The all-new Qashqai will be Nissan’s first model built in Europe using a significant number of lightweight aluminum panels.


The hood, doors and front fenders are stamped from aluminum alloy, which makes the body of the Qashqai 60 kg lighter. This improves efficiency and thereby contributes to reduced emissions. In addition, it helps accommodate more technology, including the vehicle’s electrified powertrain.

The new Qashqai follows the new Rogue sold in North America as the second global model for Nissan to feature aluminum parts produced with the closed-loop recycling process. Nissan is considering expanding the application of this process to future models and other factories.

Aluminum production at Nissan’s Sunderland plant includes the second extra large press line that was launched last year and the cyclone—a recycling facility that blasts out scrap metal at 150 km an hour and can handle more than seven tons of metal an hour, ensuring less waste and a greener production process.

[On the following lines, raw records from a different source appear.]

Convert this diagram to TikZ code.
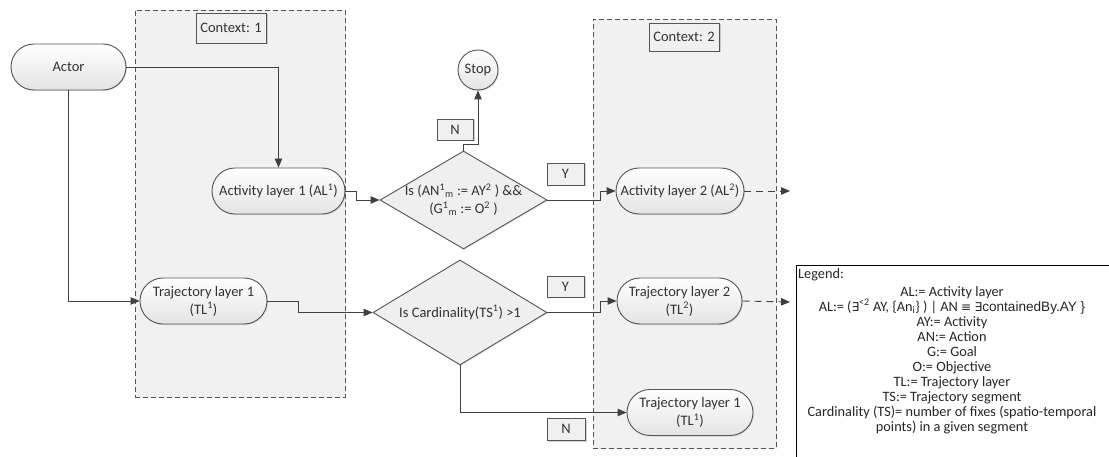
\documentclass[tikz,border=0pt]{standalone}
\usepackage{fontspec}
\setmainfont{Carlito}
\newfontfamily\symfont{DejaVu Sans}[Scale=0.85]
\newfontfamily\arialfont{Liberation Sans}[Scale=0.95]
\usetikzlibrary{arrows.meta,shapes.geometric,shadows,calc}

\definecolor{ink}{HTML}{404040}
\definecolor{word}{HTML}{333333}
\definecolor{rim}{HTML}{555555}
\definecolor{ctxfill}{HTML}{F1F1F1}
\definecolor{nodelow}{HTML}{E4E4E4}
\definecolor{tagfill}{HTML}{F0F0F0}
\definecolor{decfill}{HTML}{EFEFEF}

\tikzset{
  ctxbox/.style={draw=rim, fill=ctxfill, dash pattern=on 5pt off 3pt, line width=0.9pt,
    inner sep=0pt, drop shadow={shadow xshift=1pt, shadow yshift=-1pt, opacity=0.15}},
  layer/.style={draw=rim, line width=0.9pt, rounded corners=23pt, top color=white,
    bottom color=nodelow, minimum height=46pt, inner sep=1pt, align=center,
    text=word, font=\fontsize{14.5}{18}\selectfont,
    drop shadow={shadow xshift=1pt, shadow yshift=-1pt, opacity=0.25}},
  tag/.style={draw=rim, line width=0.9pt, fill=tagfill, inner sep=0pt, text=word,
    font=\fontsize{14.5}{18}\selectfont,
    drop shadow={shadow xshift=1.5pt, shadow yshift=-1.5pt, opacity=0.35}},
  decision/.style={diamond, draw=rim, line width=0.9pt, fill=decfill, inner sep=0pt,
    drop shadow={shadow xshift=1pt, shadow yshift=-1pt, opacity=0.2}},
  dectext/.style={align=center, text=word, inner sep=0pt, font=\fontsize{14.5}{18}\selectfont},
  flow/.style={draw=ink, line width=0.9pt, -{Triangle[length=9pt,width=7.5pt]}},
  flowon/.style={flow, dash pattern=on 7pt off 5pt},
  legendtext/.style={text=black!85, inner sep=0pt, font=\fontsize{14.3}{15}\selectfont}
}

\begin{document}
\begin{tikzpicture}[x=1pt,y=-1pt]
\useasboundingbox (0,0) rectangle (1109,457);
\fill[white] (0,0) rectangle (1109,457);

% context containers
\node[ctxbox, minimum width=210pt, minimum height=387pt] (ctx1) at (240,203.5) {};
\node[ctxbox, minimum width=183pt, minimum height=429pt] (ctx2) at (684.5,233.5) {};
\node[tag, minimum width=70pt, minimum height=30pt] (ctx1tag) at (231,28) {Context: 1};
\node[tag, minimum width=70pt, minimum height=28pt] (ctx2tag) at (684,37) {Context: 2};

% layers
\node[layer, minimum width=115pt] (actor) at (68.5,67) {Actor};
\node[layer, minimum width=133pt] (al1) at (278.5,191) {Activity layer 1 (AL\textsuperscript{1})};
\node[layer, minimum width=127pt] (tl1) at (203.5,301) {Trajectory layer 1\\(TL\textsuperscript{1})};
\node[layer, minimum width=128pt] (al2) at (680,191) {Activity layer 2 (AL\textsuperscript{2})};
\node[layer, minimum width=125pt] (tl2) at (679.5,301) {Trajectory layer 2\\(TL\textsuperscript{2})};
\node[layer, minimum width=126pt] (tl1b) at (690,412.5) {Trajectory layer 1\\(TL\textsuperscript{1})};
\node[layer, circle, minimum size=40pt, inner sep=0pt] (stop) at (478,70) {Stop};

% decisions
\node[decision, minimum width=167pt, minimum height=98pt] (d1) at (463.5,200) {};
\node[dectext] (d1text) at (d1.center) {Is (AN\textsuperscript{1}\textsubscript{m} := AY\textsuperscript{2} ) \&\&\\(G\textsuperscript{1}\textsubscript{m} := O\textsuperscript{2} )};
\node[decision, minimum width=174pt, minimum height=105pt] (d2) at (460,312.5) {};
\node[dectext] (d2text) at (d2.center) {Is Cardinality(TS\textsuperscript{1}) >1};

% branch tags
\node[tag, minimum width=36pt, minimum height=21pt] (nA) at (455,129.5) {N};
\node[tag, minimum width=37pt, minimum height=22pt] (yA) at (565.5,174) {Y};
\node[tag, minimum width=37pt, minimum height=21pt] (yB) at (565.5,286.5) {Y};
\node[tag, minimum width=38pt, minimum height=22pt] (nB) at (566,429) {N};

% loose ends
\coordinate (out1) at (790,191);
\coordinate (out2) at (790,302);
\coordinate (jog1) at ($(al2.west)+(-15,0)$);
\coordinate (jog2) at ($(tl2.west)+(-16,0)$);

% connectors
\draw[flow] (actor.east) -| (al1.north);
\draw[flow] (actor.south) |- (tl1.west);
\draw[flow] (al1.east) -- ++(11,0) |- (d1.west);
\draw[flow] (tl1.east) -- ++(31,0) |- (d2.west);
\draw[flow] (d1.north) -- ++(0,-6) -| (stop.south);
\draw[flow] (d1.east) -| (jog1) -- (al2.west);
\draw[flow] (d2.east) -| (jog2) -- (tl2.west);
\draw[flow] (d2.south) |- (tl1b.west);
\draw[flowon] (al2.east) -- (out1);
\draw[flowon] (tl2.east) -- (out2);

% legend
\node[draw=black, line width=0.9pt, fill=white, minimum width=330pt, minimum height=210pt,
  inner sep=0pt] (legend) at (961,370) {};
\node[legendtext, anchor=west] (legtitle) at (798,275) {Legend:};
\node[legendtext, align=center, anchor=north] (legbody) at (952,286) {%
AL:= Activity layer\\
AL:= ({\symfont ∃}\textsuperscript{<2} AY, \{An\textsubscript{i}\} ) | AN {\symfont ≡} {\symfont ∃}{\arialfont containedBy.AY \}}\\
AY:= Activity\\
AN:= Action\\
G:= Goal\\
O:= Objective\\
TL:= Trajectory layer\\
TS:= Trajectory segment\\
Cardinality (TS)= number of fixes (spatio-temporal\\
points) in a given segment};
\end{tikzpicture}
\end{document}
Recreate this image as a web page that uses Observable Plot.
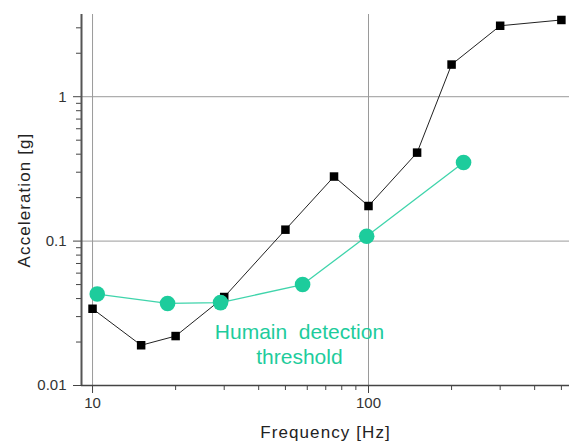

As hoods and doors are stamped into shape, scrap material is shredded and extracted, keeping aluminum grades separate. The separation ensures that Nissan can return high-quality scrap to suppliers for them to turn into aluminum alloy sheets.

This closed-loop recycling system reduces waste and CO2 emissions. This contributes to the goal Nissan has set itself of achieving carbon neutrality across the company’s operations and the life cycle of its products by 2050.

Recycling scrap aluminum saves more than 90% of the energy needed to create a comparable amount from raw materials, Nissan said.

Under the Nissan Green Program 2022, Nissan aims to replace 30% of the raw materials used in cars built in 2022 with materials that don’t rely on newly mined resources. To achieve this, the company will use recycled materials and develop biomaterials, carry out recycling activities both at suppliers and in-house, and seek to reduce the weight of car bodies.